Mark Cuban is a friggin genius. Most people regard him as the buffoonish owner of the Dallas Mavericks. As one of the first people who cashed in on the dot com boom he is thought of as lucky more then smart. People do not give him credit for being a rather successful businessman. Proof is that in one post on his blog, he is able to offer the most sensible solution I have seen to turning around the death of the newspaper.
There are a number of issues which are contributing to the demise of the daily paper which have been rehashed ad infinitum. The internet has made information quicker, easier to access and free. I always feel like a chump whenever I pay for my subscription to the Toronto Star. All of the articles in the paper are offered for free and updated on their website. They also publish the free commuter paper, Metro. Meanwhile I’m stuffing change in an envelope every two weeks.
Cuban offers up a number of ideas. Mainly he promotes the use of a newspaper website as a sort of central marketplace. Using Amazon as an example he shows that people continue to purchase from Amazon because with their credit cards on file, they are one click away from buying. As newspapers have the same ability they should be taking advantage of this be offering additional services and working with local companies to offer special deals. Suggestions he makes include offering delivering a DVD on the day it is released with your morning paper for the same price you would find it in the stores. There’s a reason he is a billionaire and it is not his good looks.

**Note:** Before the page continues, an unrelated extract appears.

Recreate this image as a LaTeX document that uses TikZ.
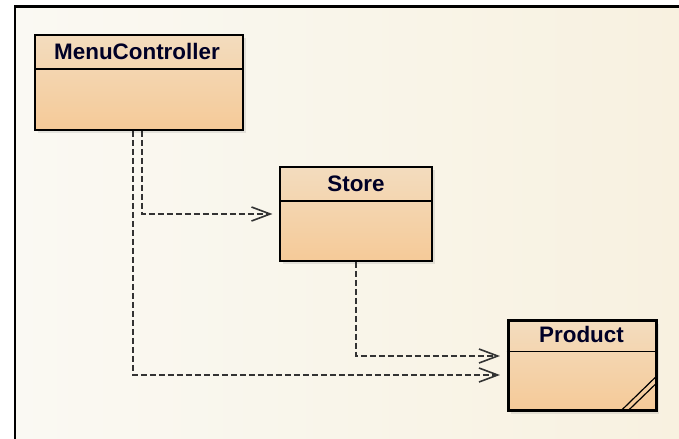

Cuban does mention one of the biggest problems with being a newspaper subscriber. Namely as someone who pays for the paper I receive the same access to information that a non subscriber does. The only thing I receive as a subscriber is a bill, ink on my hands and the ability to read the information on the toilet seat without ruining my laptop. There is no added benefit to being a subscriber. Why should I pay for a product, when I can get it for free? Shouldn’t there be an added benefit to someone who has been receiving the paper at home since they were born?
The Metro is a great example. What started as a 12 page paper filled with wire copy has expanded to 60 pages which include columnists and huge chunks of news I pay for in The Star. On some days it’s bigger then the Toronto Sun. So now you want me to pay for the Star, which is bulkier, when I can read the Metro on the subway and the Star at work for free. Then you wonder why your revenue is falling.
Unlike Cuban, newspapers, like record companies have not yet figured out a way to work with the net. If a product can be acquired easier and for free, people generally won’t pay for it. Now add a benefit and people may start paying. Willy Wonka figured that out a century ago with his golden ticket and he is a fictional character and crazy. Hell why not bundle a CD with a t-shirt. People love T-Shirts and you can’t download a 100% Cotton T with a band logo on it.